_PROMPT_. Carry none of the pictures over; set down the material below exactly.

_MATERIAL_.
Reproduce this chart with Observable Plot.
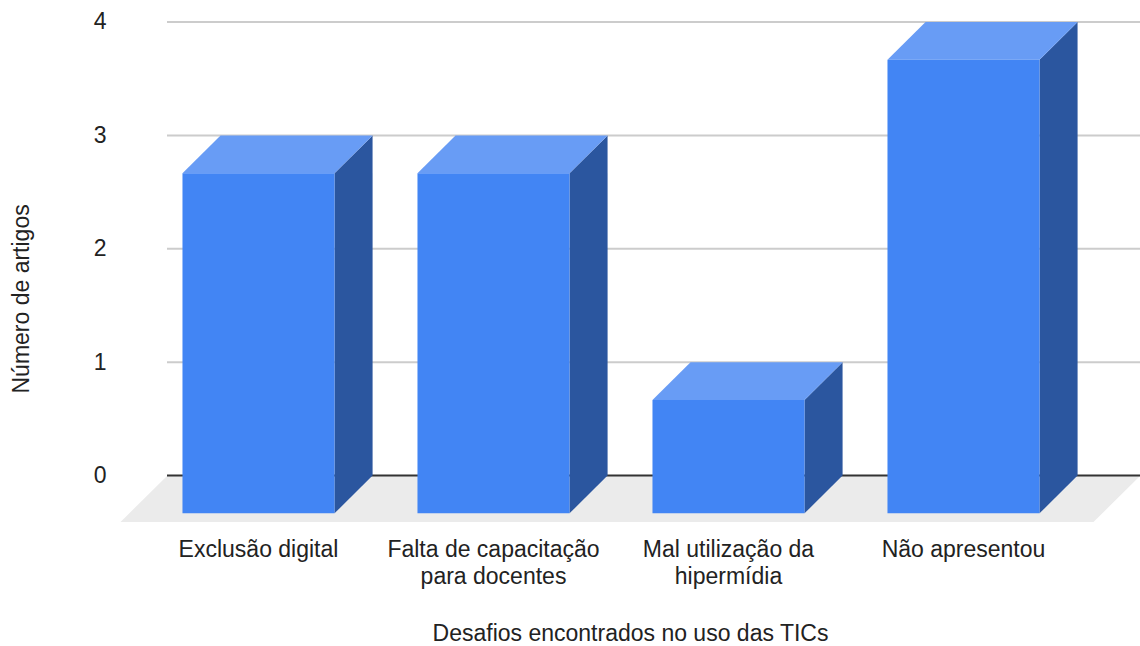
<!DOCTYPE html>
<html lang="pt">
<head>
<meta charset="utf-8">
<script src="https://cdn.jsdelivr.net/npm/d3@7"></script>
<script src="https://cdn.jsdelivr.net/npm/@observablehq/plot@0.6"></script>
<style>
  html, body { margin: 0; padding: 0; background: #fff; }
  svg { display: block; }
</style>
</head>
<body>
<div id="chart"></div>
<script>
// Categories and article counts
const categories = [
  "Exclusão digital",
  "Falta de capacitação\npara docentes",
  "Mal utilização da\nhipermídia",
  "Não apresentou"
];
const counts = [3, 3, 1, 4];
const yTicks = [0, 1, 2, 3, 4];
const xTitle = "Desafios encontrados no uso das TICs";
const yTitle = "Número de artigos";

// Pseudo-3D proportions, in scale units
const barWidth = 0.647;
const depthX = 0.162;
const depthY = 0.334;
const floorPad = 0.2;
const floorDrop = 0.41;
const textSize = 23;

// One closed outline per face: front, side and top of every bar
const faces = (make) => counts.flatMap((v, i) => make(v, i).map(([x, y]) => ({x, y, id: i})));
const front = faces((v, i) => {
  const l = i - barWidth / 2, r = i + barWidth / 2;
  return [[l, -depthY], [r, -depthY], [r, v - depthY], [l, v - depthY]];
});
const side = faces((v, i) => {
  const r = i + barWidth / 2;
  return [[r, -depthY], [r + depthX, 0], [r + depthX, v], [r, v - depthY]];
});
const top3d = faces((v, i) => {
  const l = i - barWidth / 2, r = i + barWidth / 2;
  return [[l, v - depthY], [r, v - depthY], [r + depthX, v], [l + depthX, v]];
});

// Scale mapping: category index to pixels, count to pixels
const xDomain = [-258 / 235, (1140 - 258) / 235];
const floorLeft = (167 - 258) / 235;
const floorRight = xDomain[1];
const floor = [
  {x: floorLeft, y: 0},
  {x: floorRight, y: 0},
  {x: floorRight - floorPad, y: -floorDrop},
  {x: floorLeft - floorPad, y: -floorDrop}
];

const solid = (data, fill) => Plot.line(data, {x: "x", y: "y", z: "id", fill, stroke: "none", curve: "linear"});

const chart = Plot.plot({
  width: 1140,
  height: 646,
  marginLeft: 0,
  marginRight: 0,
  marginTop: 21,
  marginBottom: 646 - 523,
  style: {fontFamily: "'Liberation Sans', Arial, sans-serif", fontSize: textSize + "px", color: "#222", background: "#fff", overflow: "visible"},
  x: {domain: xDomain, range: [0, 1140], axis: null},
  y: {domain: [0, 4], range: [475, 21.5], axis: null},
  marks: [
    solid(floor, "#ebebeb"),
    Plot.ruleY(yTicks.filter((d) => d > 0), {x1: floorLeft, x2: floorRight, stroke: "#cccccc", strokeWidth: 2}),
    Plot.ruleY([0], {x1: floorLeft, x2: floorRight, stroke: "#333333", strokeWidth: 2}),
    solid(side, "#2b569f"),
    solid(top3d, "#689cf5"),
    solid(front, "#4285f4"),
    Plot.axisY(yTicks, {
      anchor: "left",
      x: floorLeft,
      tickSize: 0,
      dx: -52,
      dy: 0,
      textAnchor: "end",
      tickFormat: (d) => String(d),
      label: null,
      fontSize: textSize,
      fill: "#222"
    }),
    Plot.axisX(d3.range(categories.length), {
      anchor: "bottom",
      tickSize: 0,
      tickPadding: 15,
      tickFormat: (i) => categories[i],
      lineWidth: 30,
      lineHeight: 1.15,
      label: null,
      fontSize: textSize,
      fill: "#222"
    }),
    Plot.text([xTitle], {
      frameAnchor: "bottom",
      dx: 60,
      dy: 117,
      text: (d) => d,
      fontSize: textSize,
      fill: "#222"
    }),
    Plot.text([yTitle], {
      frameAnchor: "left",
      dx: 21,
      dy: 121,
      rotate: -90,
      text: (d) => d,
      fontSize: textSize,
      fill: "#222"
    })
  ]
});

document.getElementById("chart").append(chart);
</script>
</body>
</html>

_RIGHT ANSWER_.
Reproduce this chart with Observable Plot.
<!DOCTYPE html>
<html lang="pt">
<head>
<meta charset="utf-8">
<script src="https://cdn.jsdelivr.net/npm/d3@7"></script>
<script src="https://cdn.jsdelivr.net/npm/@observablehq/plot@0.6"></script>
<style>
  html, body { margin: 0; padding: 0; background: #fff; }
  svg { display: block; }
</style>
</head>
<body>
<div id="chart"></div>
<script>
// Categories and article counts
const categories = [
  "Exclusão digital",
  "Falta de capacitação\npara docentes",
  "Mal utilização da\nhipermídia",
  "Não apresentou"
];
const counts = [3, 3, 1, 4];
const yTicks = [0, 1, 2, 3, 4];
const xTitle = "Desafios encontrados no uso das TICs";
const yTitle = "Número de artigos";

// Pseudo-3D proportions, in scale units
const barWidth = 0.647;
const depthX = 0.162;
const depthY = 0.334;
const floorPad = 0.2;
const floorDrop = 0.41;
const textSize = 23;

// One closed outline per face: front, side and top of every bar
const faces = (make) => counts.flatMap((v, i) => make(v, i).map(([x, y]) => ({x, y, id: i})));
const front = faces((v, i) => {
  const l = i - barWidth / 2, r = i + barWidth / 2;
  return [[l, -depthY], [r, -depthY], [r, v - depthY], [l, v - depthY]];
});
const side = faces((v, i) => {
  const r = i + barWidth / 2;
  return [[r, -depthY], [r + depthX, 0], [r + depthX, v], [r, v - depthY]];
});
const top3d = faces((v, i) => {
  const l = i - barWidth / 2, r = i + barWidth / 2;
  return [[l, v - depthY], [r, v - depthY], [r + depthX, v], [l + depthX, v]];
});

// Scale mapping: category index to pixels, count to pixels
const xDomain = [-258 / 235, (1140 - 258) / 235];
const floorLeft = (167 - 258) / 235;
const floorRight = xDomain[1];
const floor = [
  {x: floorLeft, y: 0},
  {x: floorRight, y: 0},
  {x: floorRight - floorPad, y: -floorDrop},
  {x: floorLeft - floorPad, y: -floorDrop}
];

const solid = (data, fill) => Plot.line(data, {x: "x", y: "y", z: "id", fill, stroke: "none", curve: "linear"});

const chart = Plot.plot({
  width: 1140,
  height: 646,
  marginLeft: 0,
  marginRight: 0,
  marginTop: 21,
  marginBottom: 646 - 523,
  style: {fontFamily: "'Liberation Sans', Arial, sans-serif", fontSize: textSize + "px", color: "#222", background: "#fff", overflow: "visible"},
  x: {domain: xDomain, range: [0, 1140], axis: null},
  y: {domain: [0, 4], range: [475, 21.5], axis: null},
  marks: [
    solid(floor, "#ebebeb"),
    Plot.ruleY(yTicks.filter((d) => d > 0), {x1: floorLeft, x2: floorRight, stroke: "#cccccc", strokeWidth: 2}),
    Plot.ruleY([0], {x1: floorLeft, x2: floorRight, stroke: "#333333", strokeWidth: 2}),
    solid(side, "#2b569f"),
    solid(top3d, "#689cf5"),
    solid(front, "#4285f4"),
    Plot.axisY(yTicks, {
      anchor: "left",
      x: floorLeft,
      tickSize: 0,
      dx: -52,
      dy: 0,
      textAnchor: "end",
      tickFormat: (d) => String(d),
      label: null,
      fontSize: textSize,
      fill: "#222"
    }),
    Plot.axisX(d3.range(categories.length), {
      anchor: "bottom",
      tickSize: 0,
      tickPadding: 15,
      tickFormat: (i) => categories[i],
      lineWidth: 30,
      lineHeight: 1.15,
      label: null,
      fontSize: textSize,
      fill: "#222"
    }),
    Plot.text([xTitle], {
      frameAnchor: "bottom",
      dx: 60,
      dy: 117,
      text: (d) => d,
      fontSize: textSize,
      fill: "#222"
    }),
    Plot.text([yTitle], {
      frameAnchor: "left",
      dx: 21,
      dy: 121,
      rotate: -90,
      text: (d) => d,
      fontSize: textSize,
      fill: "#222"
    })
  ]
});

document.getElementById("chart").append(chart);
</script>
</body>
</html>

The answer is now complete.